*AIM*
Every line below should be copied exactly; drop the pictures.

*GIVEN DATA*
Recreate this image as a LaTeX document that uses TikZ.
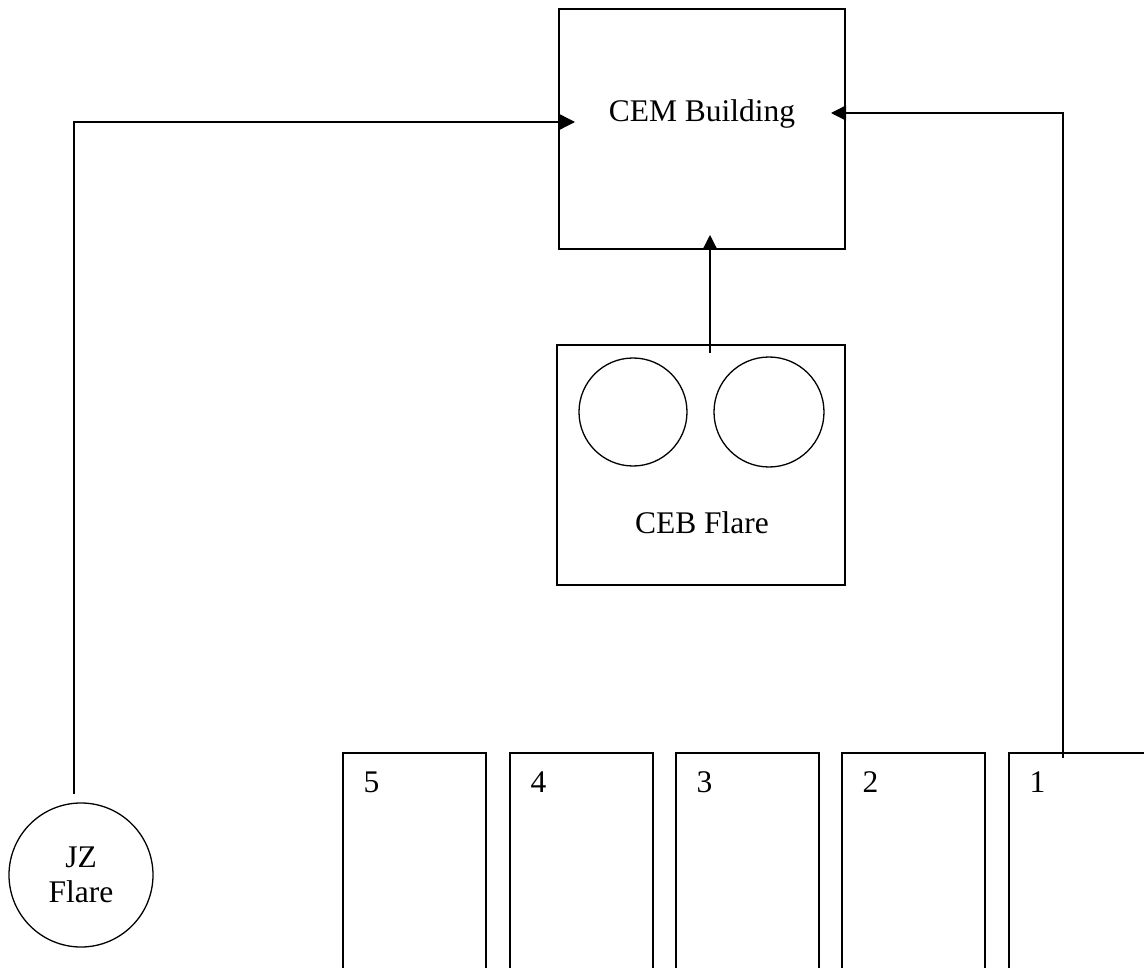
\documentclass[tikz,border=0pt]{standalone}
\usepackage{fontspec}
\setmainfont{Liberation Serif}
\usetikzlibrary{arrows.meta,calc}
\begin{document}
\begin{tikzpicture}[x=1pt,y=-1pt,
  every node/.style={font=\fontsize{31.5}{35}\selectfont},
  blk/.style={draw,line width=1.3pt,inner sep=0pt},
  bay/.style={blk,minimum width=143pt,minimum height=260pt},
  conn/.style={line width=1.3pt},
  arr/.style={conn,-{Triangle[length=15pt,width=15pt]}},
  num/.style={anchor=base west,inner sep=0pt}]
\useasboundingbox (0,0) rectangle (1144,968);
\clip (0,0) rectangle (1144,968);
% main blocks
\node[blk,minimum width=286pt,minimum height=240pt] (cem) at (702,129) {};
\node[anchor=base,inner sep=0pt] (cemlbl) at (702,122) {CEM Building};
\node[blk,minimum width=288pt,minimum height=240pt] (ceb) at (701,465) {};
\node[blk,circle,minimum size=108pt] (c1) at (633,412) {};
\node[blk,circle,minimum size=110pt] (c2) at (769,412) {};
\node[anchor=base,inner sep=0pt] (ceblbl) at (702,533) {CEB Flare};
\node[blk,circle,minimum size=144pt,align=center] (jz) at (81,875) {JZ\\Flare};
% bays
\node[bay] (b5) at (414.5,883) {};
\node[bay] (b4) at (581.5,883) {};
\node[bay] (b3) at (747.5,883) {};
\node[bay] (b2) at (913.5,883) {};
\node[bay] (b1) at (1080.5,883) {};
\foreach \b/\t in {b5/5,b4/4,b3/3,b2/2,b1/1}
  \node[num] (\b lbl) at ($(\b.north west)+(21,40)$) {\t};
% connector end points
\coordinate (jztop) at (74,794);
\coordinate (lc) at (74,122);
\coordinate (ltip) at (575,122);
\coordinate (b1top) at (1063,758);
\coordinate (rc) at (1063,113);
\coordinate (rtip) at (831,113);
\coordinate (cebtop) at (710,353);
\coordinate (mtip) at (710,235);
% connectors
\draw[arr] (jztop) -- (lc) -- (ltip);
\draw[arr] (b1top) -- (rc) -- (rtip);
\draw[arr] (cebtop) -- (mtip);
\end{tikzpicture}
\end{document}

*EXERCISE RESPONSE*
Recreate this image as a LaTeX document that uses TikZ.
\documentclass[tikz,border=0pt]{standalone}
\usepackage{fontspec}
\setmainfont{Liberation Serif}
\usetikzlibrary{arrows.meta,calc}
\begin{document}
\begin{tikzpicture}[x=1pt,y=-1pt,
  every node/.style={font=\fontsize{31.5}{35}\selectfont},
  blk/.style={draw,line width=1.3pt,inner sep=0pt},
  bay/.style={blk,minimum width=143pt,minimum height=260pt},
  conn/.style={line width=1.3pt},
  arr/.style={conn,-{Triangle[length=15pt,width=15pt]}},
  num/.style={anchor=base west,inner sep=0pt}]
\useasboundingbox (0,0) rectangle (1144,968);
\clip (0,0) rectangle (1144,968);
% main blocks
\node[blk,minimum width=286pt,minimum height=240pt] (cem) at (702,129) {};
\node[anchor=base,inner sep=0pt] (cemlbl) at (702,122) {CEM Building};
\node[blk,minimum width=288pt,minimum height=240pt] (ceb) at (701,465) {};
\node[blk,circle,minimum size=108pt] (c1) at (633,412) {};
\node[blk,circle,minimum size=110pt] (c2) at (769,412) {};
\node[anchor=base,inner sep=0pt] (ceblbl) at (702,533) {CEB Flare};
\node[blk,circle,minimum size=144pt,align=center] (jz) at (81,875) {JZ\\Flare};
% bays
\node[bay] (b5) at (414.5,883) {};
\node[bay] (b4) at (581.5,883) {};
\node[bay] (b3) at (747.5,883) {};
\node[bay] (b2) at (913.5,883) {};
\node[bay] (b1) at (1080.5,883) {};
\foreach \b/\t in {b5/5,b4/4,b3/3,b2/2,b1/1}
  \node[num] (\b lbl) at ($(\b.north west)+(21,40)$) {\t};
% connector end points
\coordinate (jztop) at (74,794);
\coordinate (lc) at (74,122);
\coordinate (ltip) at (575,122);
\coordinate (b1top) at (1063,758);
\coordinate (rc) at (1063,113);
\coordinate (rtip) at (831,113);
\coordinate (cebtop) at (710,353);
\coordinate (mtip) at (710,235);
% connectors
\draw[arr] (jztop) -- (lc) -- (ltip);
\draw[arr] (b1top) -- (rc) -- (rtip);
\draw[arr] (cebtop) -- (mtip);
\end{tikzpicture}
\end{document}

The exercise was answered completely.